DE tanto en tanto, volvemos a recordar que lo que nos llevamos a la boca puede mandarnos a la tumba. Suele ocurrir, sin embargo, que cuando cesa la torrentera mediática con los pelos y señales de cada caso, se nos pasa el susto y volvemos a embarcarnos en la ruleta rusa alimentaria como si tal cosa. No es casualidad que uno de los refranes de cabecera siga siendo el que asegura -¡fatalmente!- que lo que no mata engorda. Y, como dosis de reafirmación, la tremebunda sentencia para conjurar las dudas ante una mayonesa con pinta de cicuta o unos mejillones que llevan tres semanas en el frigorífico: “¡Malo será?!”

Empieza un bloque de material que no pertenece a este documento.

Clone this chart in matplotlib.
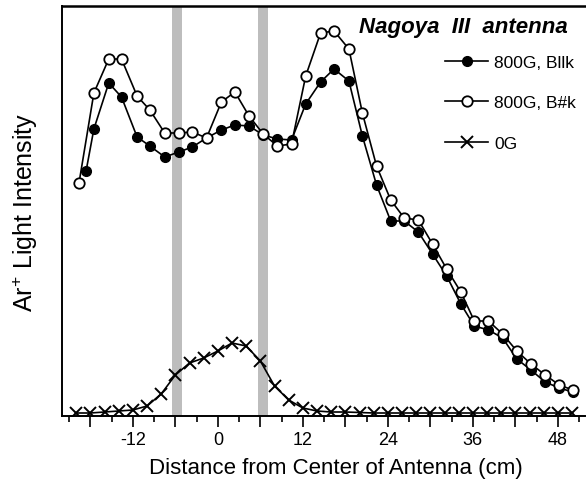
import matplotlib
matplotlib.use("Agg")
import matplotlib.pyplot as plt
from matplotlib.ticker import MultipleLocator, FuncFormatter

plt.rcParams['font.family'] = ['Liberation Sans', 'DejaVu Sans']
plt.rcParams['mathtext.default'] = 'regular'
plt.rcParams['axes.unicode_minus'] = False

# positions (cm)
x_open = [-19.6, -17.5, -15.4, -13.6, -11.4, -9.6, -7.5, -5.5, -3.6, -1.6,
          0.5, 2.4, 4.4, 6.4, 8.4, 10.4, 12.4, 14.5, 16.4, 18.5,
          20.4, 22.4, 24.4, 26.3, 28.3, 30.3, 32.3, 34.3, 36.2, 38.2,
          40.2, 42.2, 44.2, 46.2, 48.2, 50.1]
x_filled = [-18.6] + x_open[1:]
x_zero = [-20, -18, -16, -14, -12, -10, -8, -6, -4, -2,
          0, 2, 4, 6, 8, 10, 12, 14, 16, 18,
          20, 22, 24, 26, 28, 30, 32, 34, 36, 38,
          40, 42, 44, 46, 48, 50]

# intensity (arb. units)
b_par = [245, 287, 333, 319, 279, 270, 259, 264, 269, 278,
         286, 291, 290, 281, 277, 276, 312, 334, 347, 335,
         280, 231, 195, 195, 184, 162, 140, 112, 90, 86,
         78, 57, 46, 34, 28, 24]
b_perp = [233, 323, 357, 357, 320, 306, 283, 283, 284, 278,
          314, 324, 300, 282, 270, 272, 340, 383, 385, 367,
          303, 250, 216, 198, 196, 172, 147, 124, 95, 95,
          82, 65, 52, 41, 31, 26]
zero_g = [3, 3, 4, 5, 6, 10, 22, 41, 53, 58,
          65, 73, 70, 55, 30, 16, 8, 5, 4, 4,
          3.5, 3, 3, 3, 3, 3, 3, 3, 3, 3,
          3, 3, 3, 3, 3, 3]

# antenna straps (cm)
bands = [(-6.5, -5.1), (5.7, 7.1)]

fig = plt.figure(figsize=(5.86, 4.85), dpi=100)
ax = fig.add_axes([0.1058, 0.1402, 0.8922, 0.8454])

for a, b in bands:
    ax.axvspan(a, b, color='#bdbdbd', lw=0, zorder=0)

ax.plot(x_filled, b_par, '-o', color='black', lw=1.2, ms=7,
        mfc='black', mec='black', label='800G, Bllk')
ax.plot(x_open, b_perp, '-o', color='black', lw=1.2, ms=7.5,
        mfc='white', mec='black', mew=1.3, label='800G, B#k')
ax.plot(x_zero, zero_g, '-x', color='black', lw=1.2, ms=9,
        mew=1.4, label='0G')

ax.set_xlim(-22.0, 51.8)
ax.set_ylim(0, 410)

ax.spines['right'].set_visible(False)
ax.spines['top'].set_linewidth(1.8)
ax.spines['left'].set_linewidth(1.4)
ax.spines['bottom'].set_linewidth(1.4)

ax.set_yticks([])
ax.xaxis.set_major_locator(MultipleLocator(6))
ax.xaxis.set_minor_locator(MultipleLocator(3))
ax.xaxis.set_major_formatter(FuncFormatter(
    lambda v, p: '%d' % v if round(v) % 12 == 0 else ''))
ax.tick_params(axis='x', which='major', direction='out', length=8,
               width=1.2, pad=3, labelsize=13)
ax.tick_params(axis='x', which='minor', direction='out', length=4,
               width=1.2)

ax.set_xlabel('Distance from Center of Antenna (cm)', fontsize=16, labelpad=6)
ax.xaxis.label.set_x(0.524)
ax.set_ylabel('Ar$^{+}$ Light Intensity', fontsize=18, labelpad=16)

fig.text(568 / 586, 1 - 28 / 485, 'Nagoya  III  antenna', ha='right',
         va='center', fontsize=16, fontweight='bold', fontstyle='italic')

ax.legend(loc='upper left', bbox_to_anchor=(445 / 586, 1 - 56 / 485),
          bbox_transform=fig.transFigure, frameon=False, fontsize=12.5,
          handlelength=2.5, handletextpad=0.35, labelspacing=1.45,
          borderpad=0, borderaxespad=0)

fig.savefig('out.png', dpi=100)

Eso, en lo que toca a las y los consumidores, que aunque vamos aprendiendo a leer etiquetas y a fijarnos en la fecha de caducidad, todavía fiamos más nuestra salud al ángel de la guarda o la Diosa Fortuna que a nuestro buen criterio. En cuanto a la administración, o sea, a las administraciones, ídem de lienzo o casi. Sería injusto decir que no hay controles o que los establecidos fallan como escopetas de feria. Sin embargo, se echa de menos media docena de medidas de carril, como la obligatoriedad de consignar el origen del producto sin dar lugar a confusiones o la prohibición expresa de engañar en los envases con mandangas como “sano”, “ecológico” o “fuente de fibra”. Y aquí es donde nos encontramos con las que de verdad podrían evitar bastantes de los fraudes y, más importante que eso, de los atentados contra nuestra salud, es decir, las empresas productoras y distribuidoras. ¿Están por la labor? Diría que una buena parte de ellas, sí. Otras, me temo, seguirán jugando con nuestra salud? si les dejamos.